Jego zdaniem misja kard. Zuppiego, który po Kijowie, Moskwie i Waszyngtonie udał się do Pekinu, „otwiera nowe ścieżki”. Wizytę papieskiego wysłannika na Ukrainie uznał za „naprawdę ważną”. „Wszystko, co włożyliśmy w jego ręce, zawiózł do Moskwy: kwestię dzieci, ale także listę wielu ukraińskich cywilów porwanych, torturowanych, zaginionych w wyniku rosyjskiej agresji” – przypomniał abp Szewczuk. Wizyty kard. Zuppiego w Moskwie, Waszyngtonie i Pekinie określił mianem „znaków nadziei” i zapewnił o towarzyszeniu mu modlitwą.

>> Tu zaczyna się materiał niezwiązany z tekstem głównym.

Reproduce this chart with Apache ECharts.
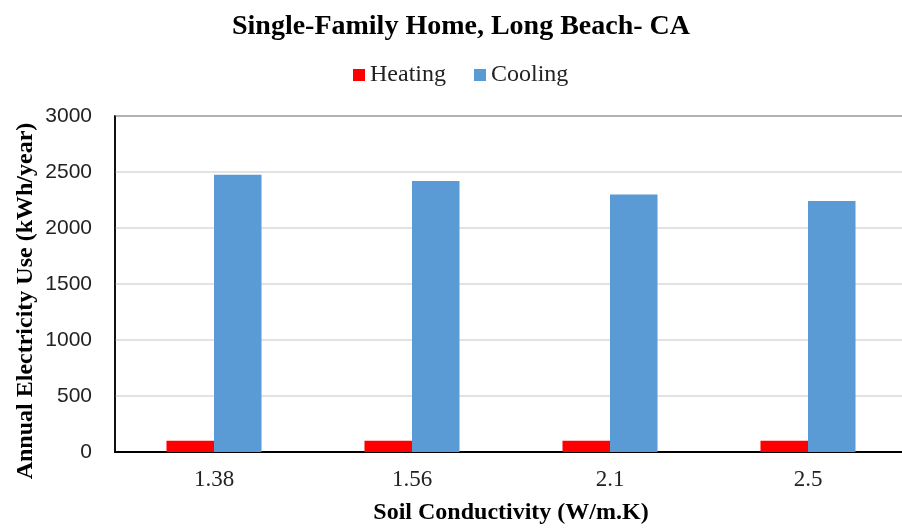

Na pytanie, co dla Ukraińców znaczy wyrażenie „sprawiedliwy pokój”, zwierzchnik UKGK odparł, że „przetrwanie”. „Jeśli pokój nie przyczynia się do przetrwania narodu, pokój ten nie jest prawdziwy. Jeśli ten pokój nie trwa, to jest to zawieszenie broni” – wyjaśnił. Nie jest więc on „bezwarunkowym poddaniem się”. Powołał się na kard. Zuppiego, który mówi o pokoju sprawiedliwym i zapewniającym bezpieczeństwo, szanuje zasady moralne i prawo międzynarodowe. Przede wszystkim jednak „pokój nie jest ludzką kalkulacją, nie jest zawieszeniem broni ani porozumieniem dyplomatycznym”. „Pokój jest darem Bożym, tym pokojem, który daje nam Jezus jako tchnienie Zmartwychwstałego, jako harmonię, w której nikt nie jest zbędny, w której każdy ma prawo do istnienia. Codziennie modlimy się o taki pokój” – powiedział abp Szewczuk.